The 0.5 Chronicles

Chapter 24 (2003): Forums and Usernames / 第24章(2003):论坛与用户名

Identity thickens as usernames, signatures, and repeated presence become part of daily online life. / 用户名、头像、签名档与反复出现的在场,让线上身份第一次变厚。

English

2003 matters because the internet becomes a place where people do not merely connect; they begin to accumulate recognizable selves.

Earlier digital communication had already given people addresses, accounts, contact lists, and online presence. Forums pushed this further. They made repeated participation visible. A person was no longer just reachable. A person became legible through a username, a posting pattern, a signature line, an avatar, a reputation, and a way of speaking.

The forum mattered because it stabilized online identity without requiring full real-name exposure. It allowed semi-public life under persistent labels. This was a major social innovation. People could return, be recognized, argue, teach, joke, provoke, belong, or quietly watch under names that were not necessarily legal names, but were socially real.

This changed expression. The internet was no longer only where one sent information or exchanged messages. It became a place where one built continuity. A username could gather memory around itself. Others could remember it, respond to it, quote it, distrust it, admire it, or follow it across threads. The self became searchable before it became fully platformed.

In China, forums and bulletin-board cultures became especially influential because they matched a period of expanding access, urban curiosity, youth participation, and growing familiarity with digital interaction. Discussion boards, niche communities, tech spaces, hobby circles, and interest-based groups helped train a generation in the habits of online participation.

The forum also changed how community felt. Community no longer required physical co-presence or institutional membership alone.
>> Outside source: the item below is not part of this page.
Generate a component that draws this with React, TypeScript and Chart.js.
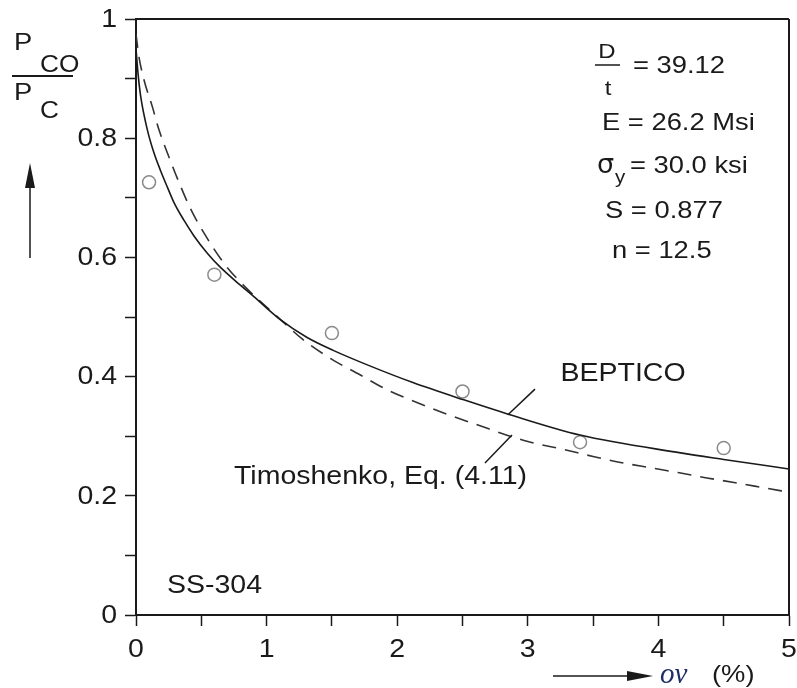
import { useEffect, useRef } from 'react';
import { Chart, registerables } from 'chart.js';

Chart.register(...registerables);

// ---------- data ----------
const solidX = [0, 0.015, 0.036, 0.087, 0.138, 0.189, 0.24, 0.291, 0.368, 0.444, 0.546, 0.643, 0.801, 0.898, 1.103, 1.307, 1.51, 1.79, 2.12, 2.51, 2.85, 3.4, 4.17, 4.5, 5];
const solidY = [0.95, 0.91, 0.87, 0.814, 0.775, 0.745, 0.718, 0.692, 0.662, 0.636, 0.607, 0.584, 0.553, 0.535, 0.496, 0.466, 0.444, 0.418, 0.39, 0.361, 0.337, 0.302, 0.272, 0.261, 0.245];

const dashedX = [0, 0.02, 0.061, 0.125, 0.176, 0.253, 0.329, 0.419, 0.534, 0.681, 0.847, 1.1, 1.268, 1.485, 1.715, 1.94, 2.17, 2.38, 2.6, 3.0, 3.27, 3.5, 3.71, 3.94, 4.15, 4.37, 4.59, 4.82, 5];
const dashedY = [0.975, 0.94, 0.898, 0.853, 0.814, 0.768, 0.726, 0.681, 0.636, 0.588, 0.548, 0.497, 0.464, 0.431, 0.403, 0.376, 0.355, 0.337, 0.32, 0.291, 0.278, 0.266, 0.256, 0.247, 0.239, 0.23, 0.222, 0.213, 0.206];

const testX = [0.1, 0.6, 1.5, 2.5, 3.4, 4.5];
const testY = [0.726, 0.571, 0.473, 0.375, 0.29, 0.28];

const xTickLabels = ['0', '1', '2', '3', '4', '5'];
const yTickLabels = ['0', '0.2', '0.4', '0.6', '0.8', '1'];

const solidLabel = 'BEPTICO';
const dashedLabel = 'Timoshenko, Eq. (4.11)';
const materialLabel = 'SS-304';

// ---------- styling ----------
const FONT = '"Liberation Sans", Arial, Helvetica, sans-serif';
const SX = 1.14;
const INK = '#1a1a1a';

function txt(ctx: CanvasRenderingContext2D, s: string, x: number, y: number, size: number, align: CanvasTextAlign = 'left', base: CanvasTextBaseline = 'alphabetic', family = FONT, style = '') {
  ctx.save();
  ctx.font = `${style} ${size}px ${family}`;
  ctx.textAlign = align;
  ctx.textBaseline = base;
  ctx.fillStyle = INK;
  ctx.translate(x, y);
  ctx.scale(SX, 1);
  ctx.fillText(s, 0, 0);
  ctx.restore();
}

function line(ctx: CanvasRenderingContext2D, x1: number, y1: number, x2: number, y2: number, w = 1.5) {
  ctx.save();
  ctx.strokeStyle = INK;
  ctx.lineWidth = w;
  ctx.beginPath();
  ctx.moveTo(x1, y1);
  ctx.lineTo(x2, y2);
  ctx.stroke();
  ctx.restore();
}

const decorPlugin = {
  id: 'decor',
  afterDraw(chart: any) {
    const ctx: CanvasRenderingContext2D = chart.ctx;
    const ca = chart.chartArea;
    const xs = chart.scales.x;
    const ys = chart.scales.y;
    const px = (v: number) => xs.getPixelForValue(v);
    const py = (v: number) => ys.getPixelForValue(v);

    // frame top & right
    line(ctx, ca.left, ca.top, ca.right, ca.top, 2);
    line(ctx, ca.right, ca.top, ca.right, ca.bottom, 2);

    // tick labels
    yTickLabels.forEach((l) => txt(ctx, l, ca.left - 19, py(parseFloat(l)) + 1, 25, 'right', 'middle'));
    xTickLabels.forEach((l) => txt(ctx, l, px(parseFloat(l)), ca.bottom + 42, 25, 'center', 'alphabetic'));

    // y-axis label: P_CO / P_C with arrow
    txt(ctx, 'P', 14, 50, 24);
    txt(ctx, 'CO', 40, 72, 23);
    line(ctx, 12, 76, 73, 76, 2);
    txt(ctx, 'P', 14, 100, 24);
    txt(ctx, 'C', 40, 118, 23);
    line(ctx, 30, 258, 30, 180, 1.5);
    ctx.save();
    ctx.fillStyle = INK;
    ctx.beginPath();
    ctx.moveTo(30, 163);
    ctx.lineTo(25, 188);
    ctx.lineTo(35, 188);
    ctx.closePath();
    ctx.fill();
    ctx.restore();

    // x-axis label: arrow ov (%)
    line(ctx, 553, 676, 635, 676, 1.5);
    ctx.save();
    ctx.fillStyle = INK;
    ctx.beginPath();
    ctx.moveTo(653, 676);
    ctx.lineTo(627, 671);
    ctx.lineTo(627, 681);
    ctx.closePath();
    ctx.fill();
    ctx.restore();
    ctx.save();
    ctx.font = 'italic 29px "Liberation Serif", "DejaVu Serif", serif';
    ctx.fillStyle = '#1e2f66';
    ctx.textBaseline = 'alphabetic';
    ctx.fillText('ov', 660, 683);
    ctx.restore();
    txt(ctx, '(%)', 712, 682, 24);

    // parameter block
    txt(ctx, 'D', 607, 58, 21, 'center');
    line(ctx, 595, 65, 620, 65, 1.5);
    txt(ctx, 't', 608, 95, 21, 'center');
    txt(ctx, '= 39.12', 633, 73, 24);
    txt(ctx, 'E = 26.2 Msi', 602, 130, 24);
    ctx.save();
    ctx.font = '27px "DejaVu Sans", sans-serif';
    ctx.fillStyle = INK;
    ctx.fillText('σ', 597, 173);
    ctx.restore();
    txt(ctx, 'y', 615, 183, 18);
    txt(ctx, '= 30.0 ksi', 630, 173, 24);
    txt(ctx, 'S = 0.877', 605, 218, 24);
    txt(ctx, 'n = 12.5', 612, 258, 24);

    // curve annotations
    txt(ctx, solidLabel, px(3.25), py(0.404), 25, 'left', 'middle');
    line(ctx, px(3.055), py(0.379), px(2.848), py(0.336), 1.5);
    txt(ctx, dashedLabel, px(2.994), py(0.2315), 25, 'right', 'middle');
    line(ctx, px(2.879), py(0.302), px(2.672), py(0.255), 1.5);
    txt(ctx, materialLabel, px(0.237), py(0.049), 25, 'left', 'middle');
  },
};

export default function App() {
  const ref = useRef<HTMLCanvasElement | null>(null);

  useEffect(() => {
    if (!ref.current) return;
    const chart = new Chart(ref.current, {
      type: 'scatter',
      data: {
        datasets: [
          {
            label: solidLabel,
            data: solidX.map((x, i) => ({ x, y: solidY[i] })),
            showLine: true,
            borderColor: INK,
            borderWidth: 1.6,
            pointRadius: 0,
            cubicInterpolationMode: 'monotone',
          },
          {
            label: dashedLabel,
            data: dashedX.map((x, i) => ({ x, y: dashedY[i] })),
            showLine: true,
            borderColor: '#333',
            borderWidth: 1.6,
            borderDash: [14, 9],
            pointRadius: 0,
            cubicInterpolationMode: 'monotone',
          },
          {
            label: 'Test',
            data: testX.map((x, i) => ({ x, y: testY[i] })),
            showLine: false,
            pointRadius: 6.5,
            pointStyle: 'circle',
            pointBorderColor: '#8a8a8a',
            pointBackgroundColor: '#ffffff',
            pointBorderWidth: 1.5,
          },
        ],
      } as any,
      options: {
        animation: false,
        responsive: false,
        maintainAspectRatio: false,
        layout: { padding: { left: 0, top: 19, right: 8, bottom: 0 } },
        plugins: { legend: { display: false }, tooltip: { enabled: false } },
        scales: {
          x: {
            type: 'linear',
            min: 0,
            max: 5,
            ticks: { stepSize: 0.5, display: false },
            grid: { drawOnChartArea: false, drawTicks: true, tickLength: 11, tickColor: INK, tickWidth: 1.5 },
            border: { color: INK, width: 2 },
            afterFit: (s: any) => { s.height = 73; },
          },
          y: {
            type: 'linear',
            min: 0,
            max: 1,
            ticks: { stepSize: 0.1, display: false },
            grid: { drawOnChartArea: false, drawTicks: true, tickLength: 11, tickColor: INK, tickWidth: 1.5 },
            border: { color: INK, width: 2 },
            afterFit: (s: any) => { s.width = 136; },
          },
        },
      } as any,
      plugins: [decorPlugin],
    });
    return () => chart.destroy();
  }, []);

  return (
    <div style={{ position: 'fixed', left: 0, top: 0, width: 797, height: 688, background: '#fff' }}>
      <canvas ref={ref} width={797} height={688} style={{ display: 'block', width: 797, height: 688 }} />
    </div>
  );
}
It could be built through recurring text, inside-jokes, shared references, moderator structures, ranking systems, and collective memory. Belonging began to migrate into interface.

This mattered historically because later social media would inherit much of this grammar: handles, profiles, follower memory, recurring participation, visible status, and public self-presentation. But in 2003, the forum still preserved an older internet texture. It was slower, more text-heavy, more thread-based, and often more collectively shaped. Identity emerged not through polished self-branding, but through repeated appearance.

One-sentence summary:

The key to 2003 is that online identity stopped being only an address or contact, and became a recognizable social self built through repeated participation.


中文

2003 年的重要性,在于互联网开始不只是一个让人互相连接的地方,它也逐渐变成一个让人积累“可被识别的自己”的地方。

更早的数字沟通已经给了人们地址、账号、联系人列表和在线状态,但论坛把这件事又往前推进了一步:它让“反复参与”变得可见。一个人不再只是可联系,而开始通过用户名、发言方式、签名档、头像、声誉、回帖习惯和语气,被别人识别出来。

论坛之所以重要,是因为它在不要求全面实名的前提下,稳定了线上身份。人们可以在一个半公开空间里,以持续存在的标签反复出现。这是一种非常关键的社会创新:你可以回来,可以被认出来,可以争论、教学、开玩笑、惹人烦、被喜欢,也可以安静潜水;你的名字未必是真名,但它已经是一种社会上真实存在的身份。

这改变了表达方式。互联网不再只是发送信息和交换消息的地方,它开始成为一个可以积累连续性的地方。一个用户名可以慢慢聚集起自己的记忆:别人记得你、引用你、反驳你、信任你、讨厌你,或者专门去看你说了什么。某种意义上,人的“可搜索自我”先于后来的平台化个人主页出现了。

在中国,论坛和 BBS 文化在这一年尤其重要,因为它正好和接入扩展、城市青年文化、兴趣社群增长、数字互动习惯形成的阶段重合。讨论区、垂直社区、技术论坛、爱好圈子、校园板块、地方站点,训练了一整代人如何在线参与、如何在公共文本空间里表达自己。

论坛也改变了“共同体”的感觉。共同体不再只依赖物理同处或制度性成员身份,它开始可以通过重复发言、内部笑话、共享引用、版主秩序、等级制度和集体记忆来维持。归属感,第一次大规模迁移进了界面。

从历史上看,这一点非常重要,因为后来的社交媒体其实继承了很多论坛时代的语法:用户名、个人资料、持续发言、可见声誉、公共自我展示、关系记忆。但 2003 年的论坛仍然保留着一种较早的网络质地——它更慢、更以文字为中心、更依赖主题串联,也更容易形成真正的讨论。身份不是通过精致包装出现的,而是通过反复出现、反复说话、反复参与,被慢慢看见。

因此,2003 年不只是“论坛很流行”的一年,而是线上身份真正开始变厚的一年。人不再只是在线,也不再只是可联系;人开始在网络上留下一个可被认出、可被记住、可被社会化对待的自己。

一句话概括:

2003 年的关键,是线上身份不再只是地址和联系方式,而开始通过反复参与,长成一个可被识别的社会自我。